Search code examples
pythonmacosgedit

python file in-out adding last three characters


Ok, so basic python question. I have a simple script to replace text on html(txt) files. I wrote some code and put in some newline html that had xhtml coding i wanted to replace so I tried to write a python script to replace the xhtml coding versions with regular newline html. Sometimes when I run the code, it works fine, but sometimes it rewrites the file, and at the end the last two characters are repeated after a newline. I'm running 2.7 on OS X Lion, if that matters.
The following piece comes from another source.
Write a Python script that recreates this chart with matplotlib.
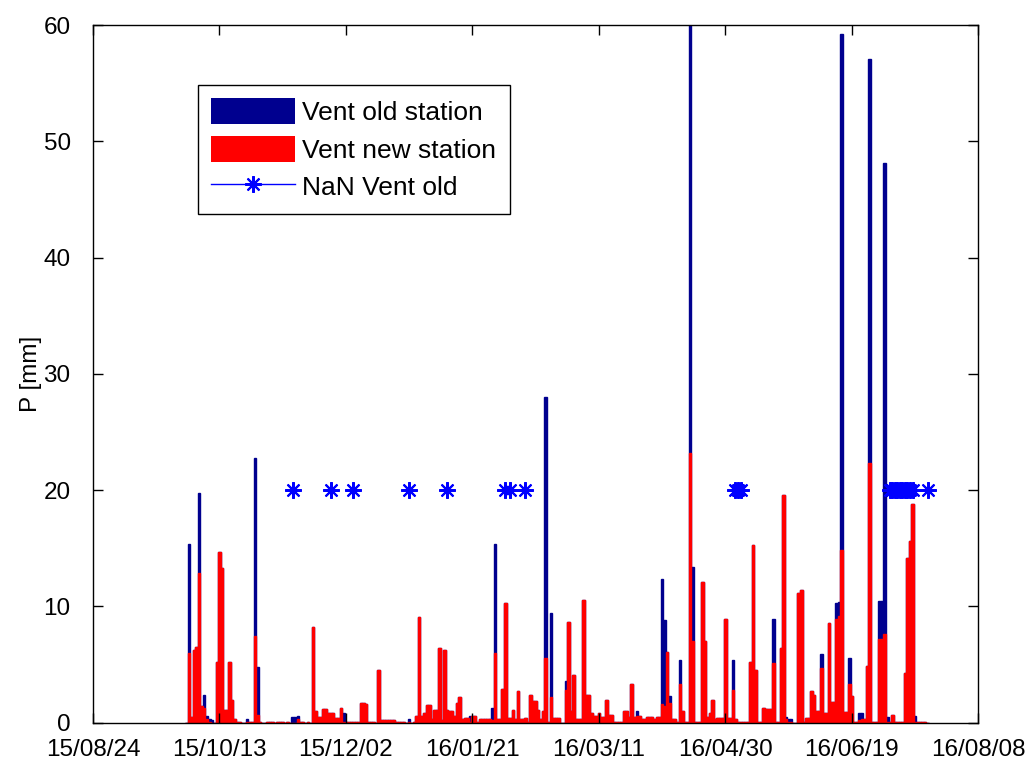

Here's the code:

import sys
import re

def replace_text(filename): 
    with open(filename, 'r+') as f:
        p = re.compile( '(</br>|<br/>|<br />)')
    f_data = open(filename, 'r+').read()
    f.write(p.sub('<br>', f_data))
    f.close()

def main():
args = sys.argv[1:]

if not args:
    print 'usage: [--summaryfile] file [file ...]'
    sys.exit(1)

summary = False

if args[0] == '--summaryfile':
    summary = Trye
    del args[0]

for filename in args:
    replace_text(filename)

if __name__ == '__main__':
main()

So when I run it with a file (say 'foo.txt') that has the content:

</br> <br/> <br /> <br> poop

sometimes it outputs:

<br> <br> <br> <br> poop

and sometimes it outputs:

<br> <br> <br> <br> poop
op

huh? Using OS X Lion with python 2.7. I'm missing something simple? Also using Gedit 3.2.6 as an editor. Any help?


Solution

  • You're shortening the content of the file, but you're not shortening its length. Don't forget to do so via .truncate() before closing.